Google Cloud incentives
Google offers several programs to lower the barrier to entry. The Rapid Migration and Modernization Program (RaMP) provides service credits based on incremental usage, plus funding for specialized partners to help with assessment and roadmap development.
For startups, the Google Cloud for Startups program offers up to $350,000 in credits over two years for companies building AI-focused products.
Long-term optimization
This is where the real savings show up. GCP's pricing model includes several built-in mechanisms for reducing spend over time.
- Sustained-use discounts: Automatic reductions for workloads that run consistently through a billing cycle.
- Committed-use discounts (CUDs): Significant reductions for one or three-year commitments.
- Spot VMs: Steep savings for fault-tolerant batch processing.
- Cold storage tiers: Archive or Coldline pricing for data that's rarely accessed.
Start Your GCP Migration With a Clear Plan
The difference between a migration that delivers value and one that drains budget comes down to preparation.
Most teams know what they want from GCP: better AI capabilities, cost flexibility, and infrastructure that scales without constant manual work. The challenge is getting there without the delays, overruns, and surprises that slow down the majority of migration projects.
InfrOS simplifies GCP migrations using an intelligent cloud infrastructure optimization engine that designs, simulates, and deploys cloud architecture across AWS, Azure, and GCP. It analyzes over 1,000 infrastructure parameters to generate optimized, deployment-ready configurations, cutting months of planning down to days.
Get a migration plan built on optimized, deployment-ready architecture. Book a demo to see how InfrOS gets you there.
FAQs
How long does a typical Google Cloud Platform migration take?
It depends on scope. Small projects with a few apps can wrap up in 2 to 6 weeks. Medium-scale moves typically take 2 to 4 months. Large enterprises with 50+ applications and complex legacy systems often need 6 to 18 months.

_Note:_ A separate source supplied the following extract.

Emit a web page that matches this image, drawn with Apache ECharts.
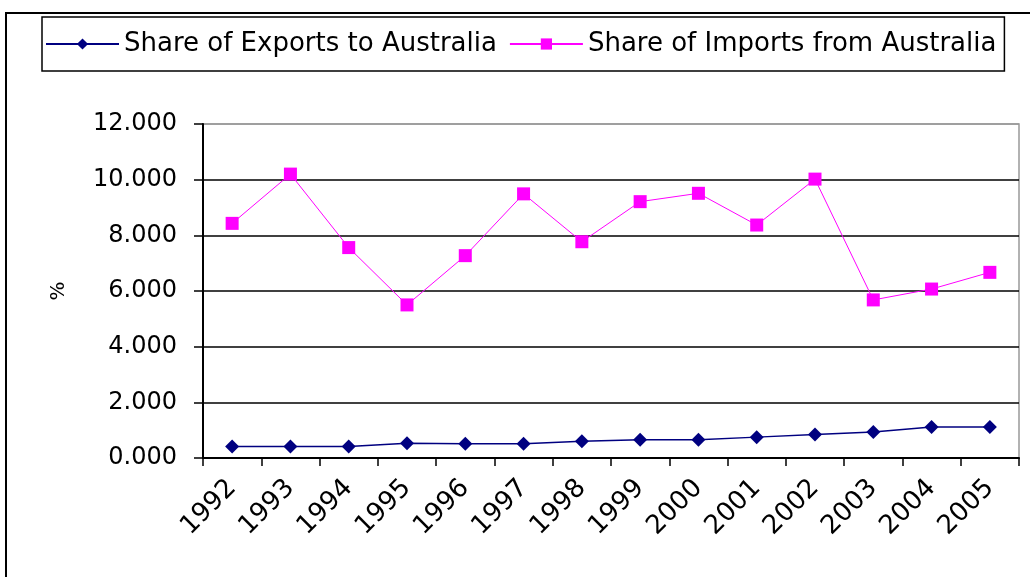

What workloads are most complex to migrate to GCP?
Legacy monoliths like large ERP systems and heavily customized Oracle databases. Anything built on proprietary hardware, custom middleware, or with circular dependencies between services will need significant refactoring or a phased wave approach.
How can teams reduce downtime during cloud data migration?
Use continuous replication through the Database Migration Service with Change Data Capture so the source stays live. Test in isolated VPCs before cutover. Schedule the switch during off-peak hours with a documented rollback plan ready.
Are Google Cloud migration tools sufficient for enterprise environments?
Google's native tools (Migration Center, Database Migration Service, Migrate to Virtual Machines) cover most use cases. For multi-cloud or non-standard setups, teams often supplement with third-party options for added flexibility.
When should optimization planning begin in a GCP migration plan?
During assessment, not after go-live. Set performance benchmarks and rightsizing targets before the move. Build cost controls like budget alerts and resource tagging into the Landing Zone from day one.